== RECORDS ==

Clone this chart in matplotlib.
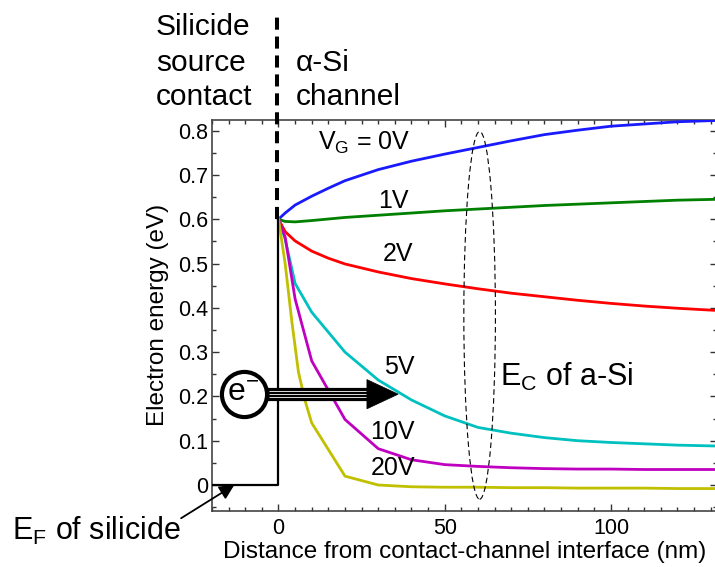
import matplotlib
matplotlib.use("Agg")
import matplotlib.pyplot as plt
from matplotlib.patches import Ellipse, Polygon
from matplotlib.ticker import MultipleLocator

plt.rcParams["font.family"] = ["Liberation Sans", "DejaVu Sans"]
plt.rcParams["mathtext.fontset"] = "custom"
plt.rcParams["mathtext.rm"] = "Liberation Sans"
plt.rcParams["mathtext.it"] = "Liberation Sans:italic"
plt.rcParams["mathtext.bf"] = "Liberation Sans:bold"

# === DATA: conduction band edge vs distance, one curve per gate voltage ===
x_0v = [0, 2, 5, 10, 15, 20, 30, 40, 50, 60, 70, 80, 90, 100, 110, 120, 132]
e_0v = [0.600, 0.614, 0.632, 0.652, 0.670, 0.687, 0.712, 0.731, 0.747, 0.762,
        0.777, 0.791, 0.801, 0.810, 0.815, 0.820, 0.823]

x_1v = [0, 2, 5, 10, 20, 30, 40, 50, 60, 70, 80, 90, 100, 110, 120, 132]
e_1v = [0.600, 0.595, 0.594, 0.597, 0.604, 0.609, 0.614, 0.619, 0.623, 0.627,
        0.631, 0.634, 0.637, 0.640, 0.643, 0.645]

x_2v = [0, 2, 5, 10, 15, 20, 30, 40, 50, 60, 70, 80, 90, 100, 110, 120, 132]
e_2v = [0.600, 0.572, 0.551, 0.528, 0.512, 0.499, 0.481, 0.466, 0.454, 0.443,
        0.433, 0.425, 0.417, 0.410, 0.404, 0.399, 0.394]

x_5v = [0, 2, 5, 10, 20, 30, 40, 50, 60, 70, 80, 90, 100, 110, 120, 132]
e_5v = [0.600, 0.555, 0.455, 0.390, 0.300, 0.237, 0.192, 0.156, 0.130, 0.117,
        0.107, 0.100, 0.096, 0.093, 0.090, 0.088]

x_10v = [0, 2, 5, 10, 20, 30, 40, 50, 60, 70, 80, 90, 100, 110, 120, 132]
e_10v = [0.600, 0.560, 0.420, 0.280, 0.148, 0.082, 0.057, 0.046, 0.042, 0.039,
         0.037, 0.036, 0.036, 0.035, 0.035, 0.035]

x_20v = [0, 2, 4, 6, 8, 10, 20, 30, 40, 50, 60, 70, 80, 90, 100, 110, 120, 132]
e_20v = [0.600, 0.500, 0.370, 0.255, 0.190, 0.140, 0.020, 0.000, -0.004, -0.005,
         -0.005, -0.006, -0.006, -0.007, -0.007, -0.007, -0.008, -0.008]

curves = [
    (x_0v, e_0v, "#1a1aff"),
    (x_1v, e_1v, "#008000"),
    (x_2v, e_2v, "#ff0000"),
    (x_5v, e_5v, "#00c0c0"),
    (x_10v, e_10v, "#c000c0"),
    (x_20v, e_20v, "#c0c000"),
]

# curve labels: (text, x of right edge, y centre)
curve_labels = [
    (r"V$_\mathrm{G}$ = 0V", 39.5, 0.772),
    ("1V", 39.0, 0.641),
    ("2V", 40.5, 0.522),
    ("5V", 41.0, 0.267),
    ("10V", 41.0, 0.120),
    ("20V", 41.0, 0.038),
]

x_ticks = [0, 50, 100]
x_tick_labels = ["0", "50", "100"]
y_ticks = [0, 0.1, 0.2, 0.3, 0.4, 0.5, 0.6, 0.7, 0.8]
y_tick_labels = ["0", "0.1", "0.2", "0.3", "0.4", "0.5", "0.6", "0.7", "0.8"]

barrier_height = 0.6
fermi_level = 0.0
electron_energy = 0.205

W, H = 715, 567
fig = plt.figure(figsize=(W / 100, H / 100), dpi=100)
ax = fig.add_axes([212 / W, 56.3 / H, (717 - 212) / W, (510.7 - 120) / H])
ax.set_xlim(-20, 131.9)
ax.set_ylim(-0.058, 0.824)

for xs, es, col in curves:
    ax.plot(xs, es, color=col, lw=2.0, zorder=3)

for txt, xr, yc in curve_labels:
    ax.text(xr, yc, txt, ha="right", va="center", fontsize=18, zorder=5)

# metal side: Fermi level and the step up to the barrier
ax.plot([-20, 0, 0], [fermi_level, fermi_level, barrier_height],
        color="black", lw=1.6, zorder=4)

# interface marker, dashed, running up out of the axes
ax.plot([-0.4, -0.4], [barrier_height, 1.07], color="black", lw=2.9,
        dashes=(3, 1.7), clip_on=False, zorder=4)

# dashed ellipse around the band edges
ax.add_patch(Ellipse((60.5, 0.383), width=9.5, height=0.83, fill=False,
                     ec="black", lw=0.8, ls=(0, (5, 3)), zorder=4))
ax.text(66.5, 0.244, r"E$_\mathrm{C}$ of a-Si", ha="left", va="center",
        fontsize=22, zorder=5)

# injected electron and its arrow
ax.plot([-10.3, 27.0], [electron_energy, electron_energy], color="black",
        lw=9.5, solid_capstyle="butt", zorder=6)
for dy in (-0.0072, 0.0, 0.0072):
    ax.plot([-3.0, 27.0], [electron_energy + dy] * 2, color="white", lw=0.6,
            solid_capstyle="butt", zorder=7)
ax.add_patch(Polygon([[26.6, electron_energy + 0.033],
                      [26.6, electron_energy - 0.033],
                      [36.0, electron_energy]],
                     closed=True, fc="black", ec="black", lw=0.5, zorder=7))
ax.plot([-10.3], [electron_energy], marker="o", ms=32.5, mfc="white",
        mec="black", mew=3.0, zorder=8)
ax.text(-10.6, electron_energy + 0.002, r"e$^\mathrm{-}$", ha="center",
        va="center", fontsize=23, zorder=9)

# Fermi level callout
ax.annotate("", xy=(-13.3, 0.0), xytext=(-29.3, -0.075),
            arrowprops=dict(arrowstyle="-|>", color="black", lw=1.3,
                            mutation_scale=22, shrinkA=0, shrinkB=0),
            annotation_clip=False, zorder=6)
fig.text(12 / W, 1 - 531 / H, r"E$_\mathrm{F}$ of silicide", ha="left",
         va="center", fontsize=22)

# region labels above the plot
for txt, yb in (("Silicide", 35), ("source", 71), ("contact", 105)):
    fig.text(156 / W, 1 - yb / H, txt, ha="left", va="baseline", fontsize=21.5)
for txt, yb in (("\u03b1-Si", 71), ("channel", 105)):
    fig.text(296 / W, 1 - yb / H, txt, ha="left", va="baseline", fontsize=21.5)

ax.set_xticks(x_ticks)
ax.set_xticklabels(x_tick_labels)
ax.set_yticks(y_ticks)
ax.set_yticklabels(y_tick_labels)
ax.xaxis.set_minor_locator(MultipleLocator(5))
ax.yaxis.set_minor_locator(MultipleLocator(0.05))
ax.tick_params(which="both", direction="in", top=True, right=True,
               color="#333333", width=1.0, labelsize=15.5)
ax.tick_params(which="major", length=5)
ax.tick_params(which="minor", length=3)
ax.tick_params(axis="x", pad=5)
ax.tick_params(axis="y", pad=3)
for sp in ax.spines.values():
    sp.set_color("#444444")
    sp.set_linewidth(1.2)

ax.set_xlabel("Distance from contact-channel interface (nm)", fontsize=17.5,
              labelpad=2)
ax.set_ylabel("Electron energy (eV)", fontsize=17.5, labelpad=6)

fig.savefig("out.png", dpi=100)
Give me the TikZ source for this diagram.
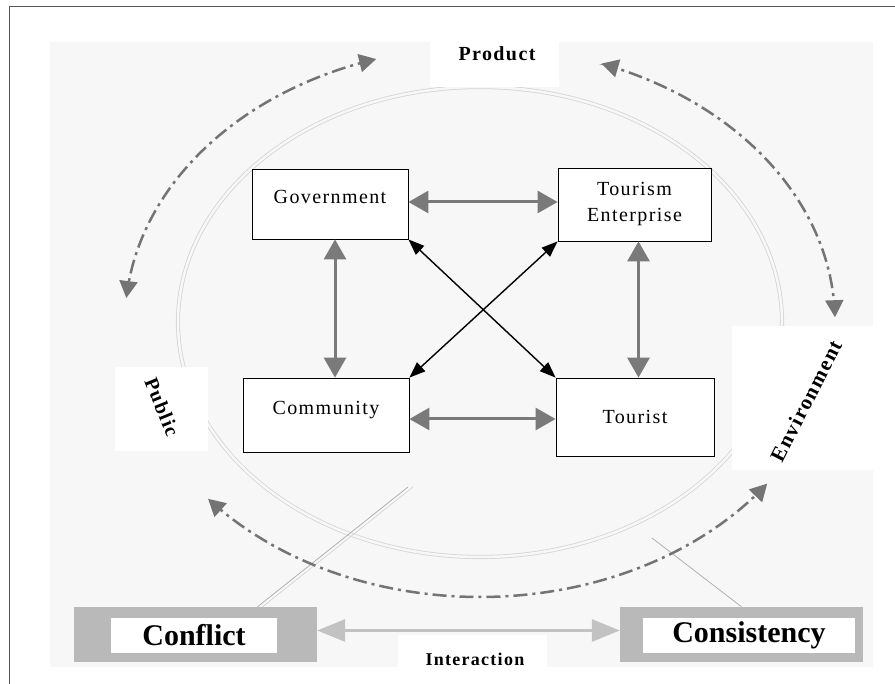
\documentclass[tikz,border=0pt]{standalone}
\usepackage{fontspec}
\setmainfont{Liberation Serif}
\newfontfamily\spacedfont[LetterSpace=7]{Liberation Serif}
\usetikzlibrary{arrows.meta,backgrounds}
\definecolor{bggray}{HTML}{F7F7F7}
\definecolor{framegray}{HTML}{555555}
\definecolor{ringgray}{HTML}{D4D4D4}
\definecolor{linkgray}{HTML}{7A7A7A}
\definecolor{arcgray}{HTML}{747474}
\definecolor{boxgray}{HTML}{B9B9B9}
\definecolor{flowgray}{HTML}{C2C2C2}

\begin{document}
\begin{tikzpicture}[x=1pt,y=-1pt,
	actor/.style={draw, fill=white, line width=0.8pt, inner sep=0pt, align=center, font=\spacedfont\fontsize{20}{26}\selectfont},
	actortop/.style={actor, text height=10pt, text depth=10pt},
	mutual/.style={draw=linkgray, line width=3pt, {Triangle[length=20pt,width=22pt]}-{Triangle[length=20pt,width=22pt]}},
	diag/.style={draw=black, line width=1.4pt, {Triangle[length=16pt,width=12pt]}-{Triangle[length=16pt,width=12pt]}},
	orbit/.style={draw=arcgray, line width=2.5pt, dash pattern=on 14pt off 5pt on 3pt off 5pt, {Triangle[length=17pt,width=18pt]}-{Triangle[length=17pt,width=18pt]}},
	facet/.style={inner sep=0pt, font=\spacedfont\bfseries\fontsize{20}{24}\selectfont},
	outcome/.style={fill=boxgray, inner sep=0pt, minimum width=243pt, minimum height=55pt},
	verdict/.style={fill=white, inner sep=0pt, minimum height=35pt, font=\bfseries\fontsize{30}{32}\selectfont}
]
	%Centre of the rings and the radii
	%inner ring: \rin x \rinv, dash-dot orbit: \rout x \routv
	\pgfmathsetmacro{\cx}{480}
	\pgfmathsetmacro{\cy}{322}
	\pgfmathsetmacro{\rin}{302}
	\pgfmathsetmacro{\rinv}{235}
	\pgfmathsetmacro{\rout}{355}
	\pgfmathsetmacro{\routv}{275}

	\useasboundingbox (0,0) rectangle (895,684);

	%Frame and background
	\fill[white] (0,0) rectangle (895,684);
	\draw[framegray, line width=1pt] (9,684) -- (9,7) -- (895,7);
	\fill[bggray] (50,42) rectangle (873,667);

	%The double ring
	\draw[ringgray, line width=0.8pt, double=bggray, double distance=2.5pt] (\cx,\cy) ellipse [x radius=\rin, y radius=\rinv];

	%Outcome boxes
	\node[outcome] (conflictbox) at (195.5,634.5) {};
	\node[verdict, minimum width=166pt] (conflict) at (194,635.5) {Conflict};
	\node[outcome] (consistencybox) at (741.5,634.5) {};
	\node[verdict, minimum width=212pt] (consistency) at (749,635.5) {Consistency};

	%Thin lines up to the ring
	\coordinate (conflictend) at (408,487);
	\coordinate (consistencyend) at (652,538);
	\draw[ringgray!80!black, line width=0.7pt] ([xshift=62pt]conflictbox.north) -- (conflictend);
	\draw[ringgray, line width=0.7pt] ([xshift=67pt]conflictbox.north) -- ([xshift=5pt]conflictend);
	\draw[ringgray!80!black, line width=0.7pt] (consistencybox.north) -- (consistencyend);

	%White patches behind the labels
	\fill[white] (430,42) rectangle (559,87);
	\fill[white] (732,326) rectangle (873,470);
	\fill[white] (115,367) rectangle (208,451);
	\fill[white] (398,635) rectangle (547,667);

	%Dash-dot orbits
	\draw[orbit] plot[domain=185:253, samples=40, smooth, variable=\t] ({\cx+\rout*cos(\t)}, {\cy+\routv*sin(\t)});
	\draw[orbit] plot[domain=290:359, samples=40, smooth, variable=\t] ({\cx+\rout*cos(\t)}, {\cy+\routv*sin(\t)});
	\draw[orbit] plot[domain=36:140, samples=60, smooth, variable=\t] ({\cx+\rout*cos(\t)}, {\cy+\routv*sin(\t)});

	%Labels
	\node[facet] (product) at (497,54) {Product};
	\node[facet, rotate=-68] (public) at (162,407) {Public};
	\node[facet, rotate=63, font=\spacedfont\bfseries\fontsize{21}{24}\selectfont] (environment) at (806,401) {Environment};
	\node[facet, font=\spacedfont\bfseries\fontsize{18}{22}\selectfont] (interaction) at (475,659) {Interaction};

	%The four actors
	\node[actortop, minimum width=156pt, minimum height=70pt] (gov) at (330,204) {Government};
	\node[actor, minimum width=153pt, minimum height=73pt] (te) at (634.5,204.5) {Tourism\\Enterprise};
	\node[actortop, minimum width=166pt, minimum height=74pt] (comm) at (326,415) {Community};
	\node[actor, minimum width=158pt, minimum height=78pt] (tourist) at (635,417) {Tourist};

	%Links between the actors
	\draw[mutual] ([yshift=2pt]gov.east) -- ([yshift=2pt]gov.east -| te.west);
	\draw[mutual] ([xshift=5pt]gov.south) -- ([xshift=5pt]gov.south |- comm.north);
	\draw[mutual] ([xshift=4pt]te.south) -- ([xshift=4pt]te.south |- tourist.north);
	\draw[mutual] ([yshift=-4pt]comm.east) -- ([yshift=-4pt]comm.east -| tourist.west);
	\draw[diag] (gov.south east) -- (tourist.north west);
	\draw[diag] (te.south west) -- (comm.north east);

	%Interaction between the outcomes
	\draw[draw=flowgray, line width=3pt, {Triangle[length=28pt,width=22pt]}-{Triangle[length=28pt,width=22pt]}] ([yshift=4pt]conflictbox.east) -- ([yshift=4pt]consistencybox.west);
\end{tikzpicture}
\end{document}
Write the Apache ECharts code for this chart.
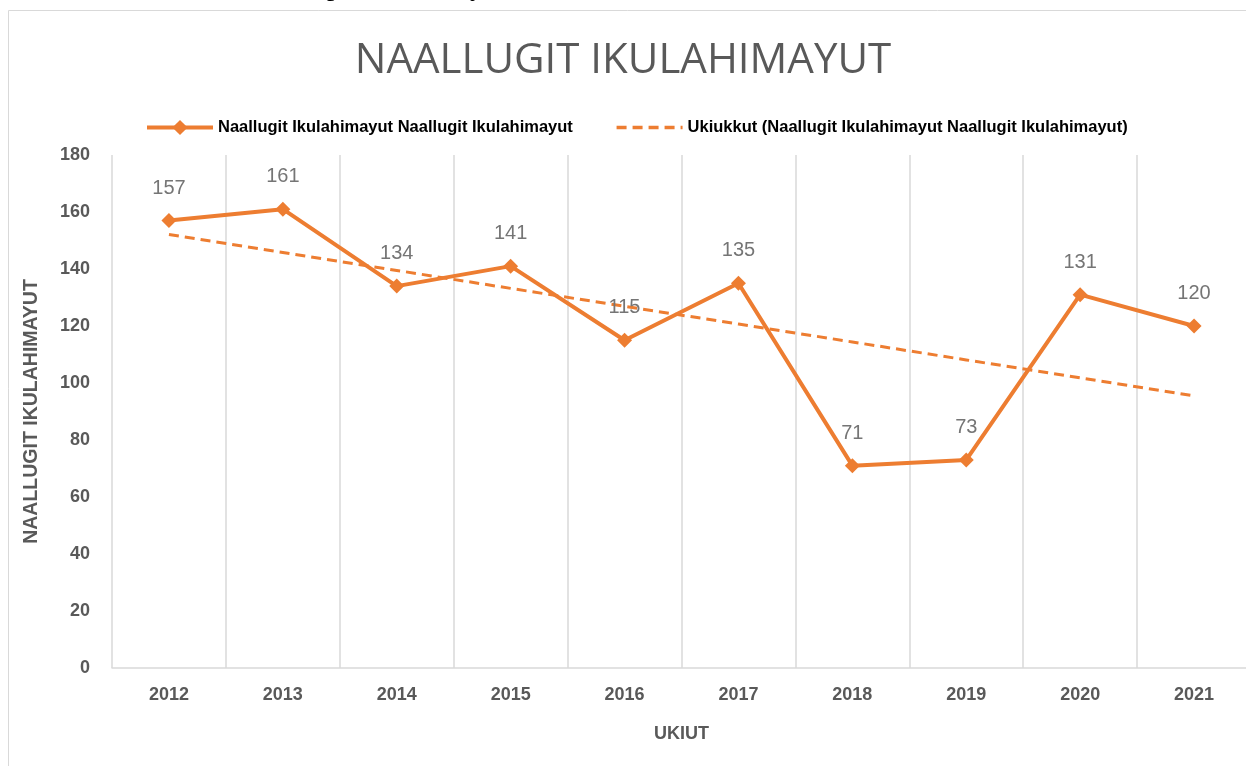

== TASK PROMPT ==
Leave out any pictures and return exactly the lines from the beginning of the data through the line with "from matplotlib.ticker import MultipleLocator", inclusive.

== EXERCISE RESULT ==
Clone this chart in matplotlib.
import matplotlib
matplotlib.use("Agg")
import matplotlib.pyplot as plt
from matplotlib.patches import Ellipse, Polygon
from matplotlib.ticker import MultipleLocator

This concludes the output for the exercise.